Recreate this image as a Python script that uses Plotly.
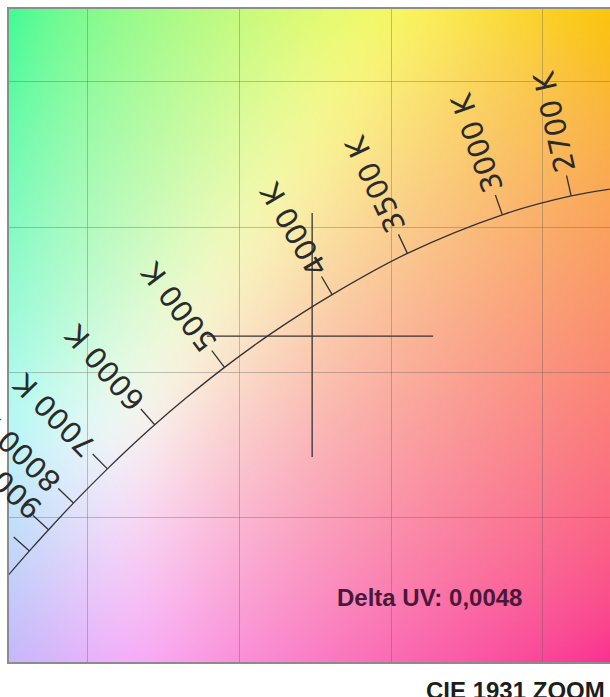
import base64, struct, zlib
import numpy as np
import plotly.graph_objects as go

# ---------------- data ----------------
tick_labels = ["2700 K", "3000 K", "3500 K", "4000 K", "5000 K", "6000 K",
               "7000 K", "8000 K", "9000 K", ""]
tick_cct = [2700, 3000, 3500, 4000, 5000, 6000, 7000, 8000, 9000, 10000]

locus_cct = [2500, 2700, 3000, 3500, 4000, 4500, 5000, 5500, 6000, 6500,
             7000, 8000, 9000, 10000, 12000]
locus_x = [0.4765, 0.4593, 0.4366, 0.4053, 0.3805, 0.3607, 0.3450, 0.3323,
           0.3220, 0.3135, 0.3064, 0.2952, 0.2870, 0.2807, 0.2718]
locus_y = [0.4137, 0.4107, 0.4042, 0.3909, 0.3767, 0.3635, 0.3516, 0.3410,
           0.3318, 0.3237, 0.3166, 0.3048, 0.2956, 0.2883, 0.2776]

point_x = 0.3739
point_y = 0.3624
cross_h_x = [0.3392, 0.4138]
cross_v_y = [0.3207, 0.4048]

delta_uv_text = "Delta UV: 0,0048"
title_text = "CIE 1931 ZOOM"

# ---------------- layout geometry ----------------
W, H = 610, 697
ML, MT, MR, MB = 9, 9, 0, 35
XR = [0.27396, 0.47210]
YR = [0.25, 0.47517]
PW, PH = W - ML - MR, H - MT - MB
sx = PW / (XR[1] - XR[0])
sy = PH / (YR[1] - YR[0])

TICK_LEN = 21
GAP = 4
LABEL_SIZE = 29
CHAR_W = {"0": 0.636, "1": 0.636, "2": 0.636, "3": 0.636, "4": 0.636, "5": 0.636,
          "6": 0.636, "7": 0.636, "8": 0.636, "9": 0.636, " ": 0.318, "K": 0.656}

# ---------------- background (chromaticity colours) ----------------
def chroma_lin(xx, yy):
    X = xx / yy
    Z = (1 - xx - yy) / yy
    Y = np.ones_like(xx)
    r = 3.2406 * X - 1.5372 * Y - 0.4986 * Z
    g = -0.9689 * X + 1.8758 * Y + 0.0415 * Z
    b = 0.0557 * X - 0.2040 * Y + 1.0570 * Z
    rgb = np.clip(np.stack([r, g, b], -1), 0, None)
    rgb = rgb / rgb.max(axis=-1, keepdims=True)
    rgb = np.where(rgb > 0.0031308, 1.055 * rgb ** (1 / 2.4) - 0.055, 12.92 * rgb)
    return np.clip(rgb, 0, 1)

def gblur(a, s):
    r = int(3 * s)
    k = np.exp(-0.5 * (np.arange(-r, r + 1) / s) ** 2)
    k /= k.sum()
    out = np.zeros_like(a)
    for i, w in enumerate(k):
        out += w * np.roll(a, i - r, axis=0)
    a2 = out
    out = np.zeros_like(a2)
    for i, w in enumerate(k):
        out += w * np.roll(a2, i - r, axis=1)
    return out

NX, NY = 240, 260
PAD = 45
cx = (XR[1] - XR[0]) / NX
cy = (YR[1] - YR[0]) / NY
gx = XR[0] + (np.arange(-PAD, NX + PAD) + 0.5) * cx
gy = YR[1] - (np.arange(-PAD, NY + PAD) + 0.5) * cy
GX, GY = np.meshgrid(gx, gy)
field = gblur(chroma_lin(GX, GY), 12.0)[PAD:PAD + NY, PAD:PAD + NX]
field = 0.05 + 0.93 * field
img = (np.clip(field, 0, 1) * 255).round().astype(np.uint8)

def png_uri(arr):
    h, w, _ = arr.shape
    raw = b"".join(b"\x00" + arr[i].tobytes() for i in range(h))
    def chunk(t, d):
        return struct.pack(">I", len(d)) + t + d + struct.pack(">I", zlib.crc32(t + d) & 0xffffffff)
    data = (b"\x89PNG\r\n\x1a\n" + chunk(b"IHDR", struct.pack(">IIBBBBB", w, h, 8, 2, 0, 0, 0))
            + chunk(b"IDAT", zlib.compress(raw, 9)) + chunk(b"IEND", b""))
    return "data:image/png;base64," + base64.b64encode(data).decode()

# ---------------- figure ----------------
fig = go.Figure()

fig.add_trace(go.Scatter(x=locus_x, y=locus_y, mode="lines",
                         line=dict(color="#333333", width=1.3, shape="spline"),
                         hoverinfo="skip", showlegend=False))

fig.add_trace(go.Scatter(x=[cross_h_x[0], cross_h_x[1], None, point_x, point_x],
                         y=[point_y, point_y, None, cross_v_y[0], cross_v_y[1]],
                         mode="lines", line=dict(color="#333333", width=1.3),
                         hoverinfo="skip", showlegend=False))

tx, ty = [], []
annotations = []
for lab, t in zip(tick_labels, tick_cct):
    j = locus_cct.index(t)
    px, py = locus_x[j], locus_y[j]
    a, b = max(j - 1, 0), min(j + 1, len(locus_cct) - 1)
    dxp = (locus_x[b] - locus_x[a]) * sx
    dyp = -(locus_y[b] - locus_y[a]) * sy
    n = np.array([-dyp, dxp])
    if n[1] > 0:
        n = -n
    n = n / np.hypot(*n)
    tx += [px, px + n[0] * TICK_LEN / sx, None]
    ty += [py, py - n[1] * TICK_LEN / sy, None]
    if not lab:
        continue
    L = sum(CHAR_W[c] for c in lab) * LABEL_SIZE
    off = TICK_LEN + GAP + L / 2
    ang = float(np.degrees(np.arctan2(n[1], n[0])))
    annotations.append(dict(x=px, y=py, xref="x", yref="y", text=lab,
                            showarrow=True, arrowcolor="rgba(0,0,0,0)", arrowwidth=0.1,
                            ax=float(n[0] * off), ay=float(n[1] * off),
                            textangle=ang,
                            font=dict(family="DejaVu Sans", size=LABEL_SIZE, color="#2b2b2b")))

fig.add_trace(go.Scatter(x=tx, y=ty, mode="lines",
                         line=dict(color="#333333", width=1.3),
                         hoverinfo="skip", showlegend=False))

annotations.append(dict(x=(335 - ML) / PW, y=(H - MB - 597) / PH, xref="paper", yref="paper",
                        text=delta_uv_text, showarrow=False, xanchor="left", yanchor="middle",
                        font=dict(family="Liberation Sans, Arial", size=24, color="#4a1838",
                                  weight="bold")))
annotations.append(dict(x=(607 - ML) / PW, y=(H - MB - 690.5) / PH, xref="paper", yref="paper",
                        text=title_text, showarrow=False, xanchor="right", yanchor="middle",
                        font=dict(family="Liberation Sans, Arial", size=24, color="#1e1e1e",
                                  weight="bold")))

fig.update_layout(
    width=W, height=H,
    margin=dict(l=ML, r=MR, t=MT, b=MB, pad=0),
    paper_bgcolor="white", plot_bgcolor="white",
    showlegend=False,
    annotations=annotations,
    images=[dict(source=png_uri(img), xref="x", yref="y", x=XR[0], y=YR[1],
                 sizex=XR[1] - XR[0], sizey=YR[1] - YR[0], sizing="stretch",
                 xanchor="left", yanchor="top", layer="below")],
    xaxis=dict(range=XR, showticklabels=False, ticks="", dtick=0.05, tick0=0,
               showgrid=True, gridcolor="rgba(90,90,90,0.35)", gridwidth=1,
               zeroline=False, showline=True, mirror=True, linecolor="#8c8c8c", linewidth=1.5,
               fixedrange=True),
    yaxis=dict(range=YR, showticklabels=False, ticks="", dtick=0.05, tick0=0,
               showgrid=True, gridcolor="rgba(90,90,90,0.35)", gridwidth=1,
               zeroline=False, showline=True, mirror=False, linecolor="#8c8c8c", linewidth=1.5,
               fixedrange=True),
)

fig.write_html("out.html", config={"displayModeBar": False, "responsive": False},
               post_script="document.body.style.margin='0';"
                           "document.documentElement.style.overflow='hidden';"
                           "document.body.style.overflow='hidden';")
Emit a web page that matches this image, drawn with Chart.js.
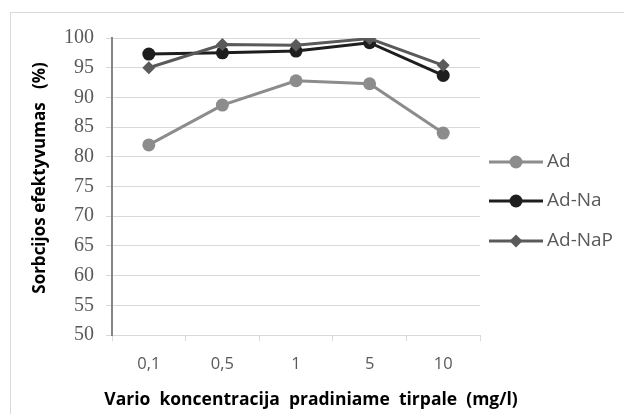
<!DOCTYPE html>
<html>
<head>
<meta charset="utf-8">
<script src="https://cdn.jsdelivr.net/npm/chart.js@4.4.0/dist/chart.umd.min.js"></script>
<style>
  html, body { margin: 0; padding: 0; background: #fff; }
  #wrap { width: 624px; height: 414px; position: relative; }
</style>
</head>
<body>
<div id="wrap"><canvas id="c" width="624" height="414"></canvas></div>
<script>
// Chart data
const categories = ['0,1', '0,5', '1', '5', '10'];
const adValues = [82.0, 88.7, 92.8, 92.3, 84.0];
const adNaValues = [97.3, 97.5, 97.8, 99.2, 93.7];
const adNaPValues = [95.0, 98.9, 98.8, 99.9, 95.4];
const seriesNames = ['Ad', 'Ad-Na', 'Ad-NaP'];

const colors = ['#8c8c8c', '#1e1e1e', '#5a5a5a'];
const markers = ['circle', 'circle', 'rectRot'];

// Frame, axis titles and legend drawn on canvas
const decorPlugin = {
    id: 'decor',
    beforeDraw(chart) {
        const ctx = chart.ctx;
        ctx.save();
        ctx.strokeStyle = '#d9d9d9';
        ctx.lineWidth = 1;
        ctx.strokeRect(10.5, 12.5, 700, 500);
        ctx.restore();
    },
    afterDraw(chart) {
        const ctx = chart.ctx;
        ctx.save();
        // y title
        ctx.fillStyle = '#000';
        ctx.font = 'bold 17px "Open Sans"';
        ctx.textAlign = 'center';
        ctx.textBaseline = 'middle';
        ctx.translate(40, 178);
        ctx.rotate(-Math.PI / 2);
        ctx.fillText('Sorbcijos efektyvumas   (%)', 0, 0);
        ctx.restore();

        ctx.save();
        ctx.fillStyle = '#000';
        ctx.font = 'bold 17.5px "Open Sans"';
        ctx.textAlign = 'center';
        ctx.textBaseline = 'middle';
        ctx.fillText('Vario  koncentracija  pradiniame  tirpale  (mg/l)', 311, 400);
        ctx.restore();

        // legend
        const ys = [162, 201, 241];
        seriesNames.forEach((name, i) => {
            ctx.save();
            ctx.strokeStyle = colors[i];
            ctx.lineWidth = 3;
            ctx.beginPath();
            ctx.moveTo(489, ys[i]);
            ctx.lineTo(543, ys[i]);
            ctx.stroke();
            ctx.fillStyle = colors[i];
            ctx.beginPath();
            if (markers[i] === 'circle') {
                ctx.arc(516, ys[i], 6.5, 0, Math.PI * 2);
            } else {
                ctx.moveTo(516, ys[i] - 6.5);
                ctx.lineTo(522.5, ys[i]);
                ctx.lineTo(516, ys[i] + 6.5);
                ctx.lineTo(509.5, ys[i]);
                ctx.closePath();
            }
            ctx.fill();
            ctx.fillStyle = '#595959';
            ctx.font = '19px "Open Sans"';
            ctx.textAlign = 'left';
            ctx.textBaseline = 'middle';
            ctx.fillText(name, 547, ys[i]);
            ctx.restore();
        });
    }
};

const allValues = [adValues, adNaValues, adNaPValues];
const datasets = seriesNames.map((name, i) => ({
    label: name,
    data: allValues[i],
    borderColor: colors[i],
    backgroundColor: colors[i],
    borderWidth: 3,
    pointStyle: markers[i],
    pointRadius: 6.5,
    pointBorderWidth: 0,
    pointHoverRadius: 6.5,
    tension: 0,
    order: 3 - i
}));

new Chart(document.getElementById('c'), {
    type: 'line',
    data: { labels: categories, datasets },
    plugins: [decorPlugin],
    options: {
        responsive: false,
        animation: false,
        events: [],
        layout: { padding: { left: 0, right: 144, top: 38, bottom: 0 } },
        plugins: { legend: { display: false }, tooltip: { enabled: false } },
        scales: {
            x: {
                offset: true,
                grid: {
                    offset: true,
                    drawOnChartArea: false,
                    color: '#d9d9d9',
                    tickLength: 6
                },
                border: { color: '#d9d9d9', width: 1 },
                ticks: {
                    color: '#595959',
                    font: { family: '"Open Sans"', size: 16.5 },
                    padding: 13
                },
                afterFit(scale) { scale.height = 79; }
            },
            y: {
                min: 50,
                max: 100,
                ticks: {
                    stepSize: 5,
                    color: '#595959',
                    font: { family: '"Liberation Serif"', size: 20 },
                    padding: 12
                },
                grid: { color: '#d9d9d9', tickLength: 6 },
                border: { color: '#868686', width: 2 },
                afterFit(scale) { scale.width = 112; }
            }
        }
    }
});
</script>
</body>
</html>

-------

** TO BE DONE **
Please quote exactly the run of lines that starts the entries and ends at the line containing "return np.clip(rgb, 0, 1)", leaving out every picture.

** SOLUTION BELOW **
Recreate this image as a Python script that uses Plotly.
import base64, struct, zlib
import numpy as np
import plotly.graph_objects as go

# ---------------- data ----------------
tick_labels = ["2700 K", "3000 K", "3500 K", "4000 K", "5000 K", "6000 K",
               "7000 K", "8000 K", "9000 K", ""]
tick_cct = [2700, 3000, 3500, 4000, 5000, 6000, 7000, 8000, 9000, 10000]

locus_cct = [2500, 2700, 3000, 3500, 4000, 4500, 5000, 5500, 6000, 6500,
             7000, 8000, 9000, 10000, 12000]
locus_x = [0.4765, 0.4593, 0.4366, 0.4053, 0.3805, 0.3607, 0.3450, 0.3323,
           0.3220, 0.3135, 0.3064, 0.2952, 0.2870, 0.2807, 0.2718]
locus_y = [0.4137, 0.4107, 0.4042, 0.3909, 0.3767, 0.3635, 0.3516, 0.3410,
           0.3318, 0.3237, 0.3166, 0.3048, 0.2956, 0.2883, 0.2776]

point_x = 0.3739
point_y = 0.3624
cross_h_x = [0.3392, 0.4138]
cross_v_y = [0.3207, 0.4048]

delta_uv_text = "Delta UV: 0,0048"
title_text = "CIE 1931 ZOOM"

# ---------------- layout geometry ----------------
W, H = 610, 697
ML, MT, MR, MB = 9, 9, 0, 35
XR = [0.27396, 0.47210]
YR = [0.25, 0.47517]
PW, PH = W - ML - MR, H - MT - MB
sx = PW / (XR[1] - XR[0])
sy = PH / (YR[1] - YR[0])

TICK_LEN = 21
GAP = 4
LABEL_SIZE = 29
CHAR_W = {"0": 0.636, "1": 0.636, "2": 0.636, "3": 0.636, "4": 0.636, "5": 0.636,
          "6": 0.636, "7": 0.636, "8": 0.636, "9": 0.636, " ": 0.318, "K": 0.656}

# ---------------- background (chromaticity colours) ----------------
def chroma_lin(xx, yy):
    X = xx / yy
    Z = (1 - xx - yy) / yy
    Y = np.ones_like(xx)
    r = 3.2406 * X - 1.5372 * Y - 0.4986 * Z
    g = -0.9689 * X + 1.8758 * Y + 0.0415 * Z
    b = 0.0557 * X - 0.2040 * Y + 1.0570 * Z
    rgb = np.clip(np.stack([r, g, b], -1), 0, None)
    rgb = rgb / rgb.max(axis=-1, keepdims=True)
    rgb = np.where(rgb > 0.0031308, 1.055 * rgb ** (1 / 2.4) - 0.055, 12.92 * rgb)
    return np.clip(rgb, 0, 1)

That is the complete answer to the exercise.